-- Start --
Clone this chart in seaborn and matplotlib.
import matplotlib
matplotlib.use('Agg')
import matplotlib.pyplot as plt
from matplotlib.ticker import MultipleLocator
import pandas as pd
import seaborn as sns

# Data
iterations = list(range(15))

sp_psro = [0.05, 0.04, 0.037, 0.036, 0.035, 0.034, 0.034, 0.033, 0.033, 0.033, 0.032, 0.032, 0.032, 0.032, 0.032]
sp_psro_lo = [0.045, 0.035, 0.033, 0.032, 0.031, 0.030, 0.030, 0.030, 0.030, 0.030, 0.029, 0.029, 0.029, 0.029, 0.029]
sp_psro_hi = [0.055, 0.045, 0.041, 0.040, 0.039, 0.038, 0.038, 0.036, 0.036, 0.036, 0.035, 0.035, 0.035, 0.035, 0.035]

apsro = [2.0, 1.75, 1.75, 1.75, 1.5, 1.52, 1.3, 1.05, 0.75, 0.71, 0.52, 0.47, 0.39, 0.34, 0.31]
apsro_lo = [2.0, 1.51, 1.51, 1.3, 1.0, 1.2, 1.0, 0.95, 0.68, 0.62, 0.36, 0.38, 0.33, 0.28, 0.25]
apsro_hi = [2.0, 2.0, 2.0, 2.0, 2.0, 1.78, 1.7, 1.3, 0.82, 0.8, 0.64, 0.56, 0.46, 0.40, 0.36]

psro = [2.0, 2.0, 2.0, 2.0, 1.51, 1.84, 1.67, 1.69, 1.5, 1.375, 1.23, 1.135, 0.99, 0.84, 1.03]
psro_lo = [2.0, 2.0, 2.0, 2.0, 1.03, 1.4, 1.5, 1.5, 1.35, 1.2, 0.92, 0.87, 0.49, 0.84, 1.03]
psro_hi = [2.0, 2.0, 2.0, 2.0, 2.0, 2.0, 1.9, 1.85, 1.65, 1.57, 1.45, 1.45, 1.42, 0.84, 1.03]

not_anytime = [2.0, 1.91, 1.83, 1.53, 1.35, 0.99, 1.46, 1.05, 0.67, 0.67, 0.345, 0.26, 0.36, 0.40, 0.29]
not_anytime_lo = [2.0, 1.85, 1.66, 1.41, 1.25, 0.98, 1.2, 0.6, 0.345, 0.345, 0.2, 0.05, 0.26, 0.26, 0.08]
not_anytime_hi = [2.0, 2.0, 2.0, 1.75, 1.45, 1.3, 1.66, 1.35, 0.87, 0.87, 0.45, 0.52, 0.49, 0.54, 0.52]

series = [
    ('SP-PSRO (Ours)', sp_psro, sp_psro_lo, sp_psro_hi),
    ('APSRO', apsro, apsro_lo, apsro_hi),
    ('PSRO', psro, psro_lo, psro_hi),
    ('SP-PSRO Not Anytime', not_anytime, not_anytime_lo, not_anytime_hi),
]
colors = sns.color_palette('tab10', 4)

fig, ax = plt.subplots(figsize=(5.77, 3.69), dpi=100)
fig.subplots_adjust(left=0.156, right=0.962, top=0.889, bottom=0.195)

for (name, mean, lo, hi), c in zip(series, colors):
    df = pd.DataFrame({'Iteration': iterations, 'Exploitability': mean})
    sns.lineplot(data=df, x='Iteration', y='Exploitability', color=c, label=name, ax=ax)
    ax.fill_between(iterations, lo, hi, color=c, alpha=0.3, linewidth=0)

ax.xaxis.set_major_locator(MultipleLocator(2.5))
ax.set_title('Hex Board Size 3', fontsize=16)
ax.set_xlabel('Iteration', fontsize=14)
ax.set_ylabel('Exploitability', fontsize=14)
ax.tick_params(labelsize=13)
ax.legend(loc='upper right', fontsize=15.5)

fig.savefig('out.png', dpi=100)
-- End --
• Work instructions: Print, please, the lines above from the very first through the one that holds "iterations = list(range(15))", both included, word for word and with nothing else.

• Task result:
Clone this chart in seaborn and matplotlib.
import matplotlib
matplotlib.use('Agg')
import matplotlib.pyplot as plt
from matplotlib.ticker import MultipleLocator
import pandas as pd
import seaborn as sns

# Data
iterations = list(range(15))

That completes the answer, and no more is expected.